For the segment of the U.S. that reads one, or two books per year, the name Michael Lewis is most likely associated with his 2001 title, Moneyball: The Art of Winning an Unfair Game, if they’ve heard of him at all.
Moneyball was the first Michael Lewis book I’d read, and I had this to say about Lewis, the author, back in a December 2005 blog post about Moneyball:
“Lewis is a wonderful writer, who is able to transport his readers into the world of his subject matter and make you forget that you are reading a book.”
What made Moneyball such a success was Lewis’s development of his story arc about the Oakland A’s, and their general manager, Billy Beane, which in turn allowed Lewis to use his skills and abilities as a writer to make the book about how Beane and Co. turned the conventional wisdom of professional baseball on its head.
After reading Moneyball, I read up on Mr. Lewis to find out about his other books. His first book was Liar’s Poker:Rising Through the Wreckage on Wall Street, which describes Lewis’s four years on Wall Street, progressing from Salomon Brothers’ trainee, to a successful bond trader, and the subsequent lessons and high-roller experiences, from 1983, through the 1987 crash.
Lewis, who graduated from both Princeton and the prestigious London School of Economics, parlayed these into a financial gig at Salomon Brothers. While Lewis traded bonds by day, he worked nights and weekends as a journalist and ended up with his first book, Liar’s Poker.
I read Liar’s Poker early this fall, after seeing it on the shelves at the local library. The jacket copy was compelling, and despite the book being 20 years old, it was remarkably pertinent and not dated at all, particularly in light of all that has been happening with the markets.
While I came to Lewis’s writing via Moneyball and another great read, The Blind Side: Evolution of a Game, I was aware of his financial background, and had read a few finance-related articles by him.
What sets writers like Lewis apart, I think, from most, is his ability to take a subject, almost any subject, and pull the reader into the story, particularly the human element.

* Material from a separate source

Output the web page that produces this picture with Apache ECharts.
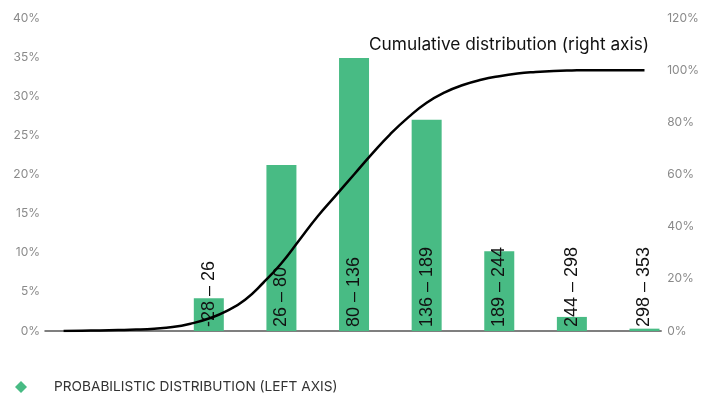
<!DOCTYPE html>
<html>
<head>
<meta charset="utf-8">
<script src="https://cdn.jsdelivr.net/npm/echarts@6/dist/echarts.min.js"></script>
<style>
  html, body { margin: 0; padding: 0; background: #fff; }
  #chart { width: 702px; height: 394px; }
</style>
</head>
<body>
<div id="chart"></div>
<script>
// Bins of the distribution and their probability (left axis, %)
const binLabels = ['-28 – 26', '26 – 80', '80 – 136', '136 – 189', '189 – 244', '244 – 298', '298 – 353'];
const binProb = [4.2, 21.2, 34.9, 27.0, 10.2, 1.8, 0.3];

// Cumulative distribution (right axis, %), every quarter bin in bin-index units
const cumX = [-2, -1.75, -1.5, -1.25, -1, -0.75, -0.5, -0.25, 0, 0.25, 0.5, 0.75, 1, 1.25, 1.5, 1.75,
  2, 2.25, 2.5, 2.75, 3, 3.25, 3.5, 3.75, 4, 4.25, 4.5, 4.75, 5, 5.25, 5.5, 5.75, 6];
const cumPct = [0, 0.1, 0.2, 0.35, 0.55, 0.9, 1.5, 2.8, 4.8, 7.7, 12, 18.5, 26, 35, 44, 52,
  60, 68, 75.5, 82, 87.5, 91.5, 94.3, 96.3, 97.7, 98.7, 99.3, 99.7, 99.9, 100, 100, 100, 100];

// Axis ticks
const leftTicks = { min: 0, max: 40, interval: 5 };
const rightTicks = { min: 0, max: 120, interval: 20 };

const GREEN = '#48bb84';
const GREY = '#8a8a8a';

const chart = echarts.init(document.getElementById('chart'), null, { renderer: 'canvas' });

chart.setOption({
  animation: false,
  backgroundColor: '#ffffff',
  grid: { left: 45, right: 39, top: 18, bottom: 63, containLabel: false },
  legend: {
    data: [{ name: 'PROBABILISTIC DISTRIBUTION (LEFT AXIS)', icon: 'diamond' }],
    left: 10,
    top: 375,
    itemWidth: 12,
    itemHeight: 12,
    textStyle: { fontFamily: 'Inter', fontSize: 13.7, color: '#333', padding: [0, 0, 0, 22] }
  },
  graphic: [{
    type: 'text',
    left: 369,
    top: 36,
    style: {
      text: 'Cumulative distribution (right axis)',
      font: '17.3px Inter',
      fill: '#111'
    }
  }],
  xAxis: {
    type: 'value',
    min: -2.256,
    max: 6.23,
    axisLine: { show: true, onZero: false, lineStyle: { color: '#555', width: 1.5 } },
    axisTick: { show: false },
    axisLabel: { show: false },
    splitLine: { show: false }
  },
  yAxis: [{
    type: 'value',
    min: leftTicks.min,
    max: leftTicks.max,
    interval: leftTicks.interval,
    position: 'left',
    axisLine: { show: false },
    axisTick: { show: false },
    splitLine: { show: false },
    axisLabel: { formatter: '{value}%', color: GREY, fontFamily: 'Inter', fontSize: 12, margin: 5 }
  }, {
    type: 'value',
    min: rightTicks.min,
    max: rightTicks.max,
    interval: rightTicks.interval,
    position: 'right',
    axisLine: { show: false },
    axisTick: { show: false },
    splitLine: { show: false },
    axisLabel: { formatter: '{value}%', color: GREY, fontFamily: 'Inter', fontSize: 12, margin: 6 }
  }],
  series: [{
    name: 'PROBABILISTIC DISTRIBUTION (LEFT AXIS)',
    type: 'bar',
    yAxisIndex: 0,
    barWidth: 30,
    itemStyle: { color: GREEN },
    data: binProb.map((v, i) => [i, v]),
    label: {
      show: true,
      position: 'insideBottom',
      distance: 4,
      rotate: 90,
      align: 'left',
      verticalAlign: 'middle',
      color: '#111',
      fontFamily: 'Liberation Sans',
      fontSize: 18,
      formatter: (p) => binLabels[p.dataIndex]
    },
    z: 2
  }, {
    name: 'Cumulative distribution',
    type: 'line',
    yAxisIndex: 1,
    smooth: 0.5,
    showSymbol: false,
    lineStyle: { color: '#000', width: 2.5 },
    data: cumX.map((x, i) => [x, cumPct[i]]),
    z: 3
  }]
});
</script>
</body>
</html>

While I was somewhat hesitant to read Liar’s Poker, thinking it would be boring, Lewis, even in his first book, and not the writer he is today, still had the qualities of a great writer, just starting out.
From a link in the comments section at Megan McArdle’s blog, I got directed to a Lewis piece in Portfolio that might be one of the best things I’ve read on the current financial meltdown, helping to frame the issue, and show Wall Street, and capitalism’s fragile natures, and how it all came crashing down.
I highly recommend reading the article. I doubt you’ll be disappointed, and you might just learn a few things you didn’t know.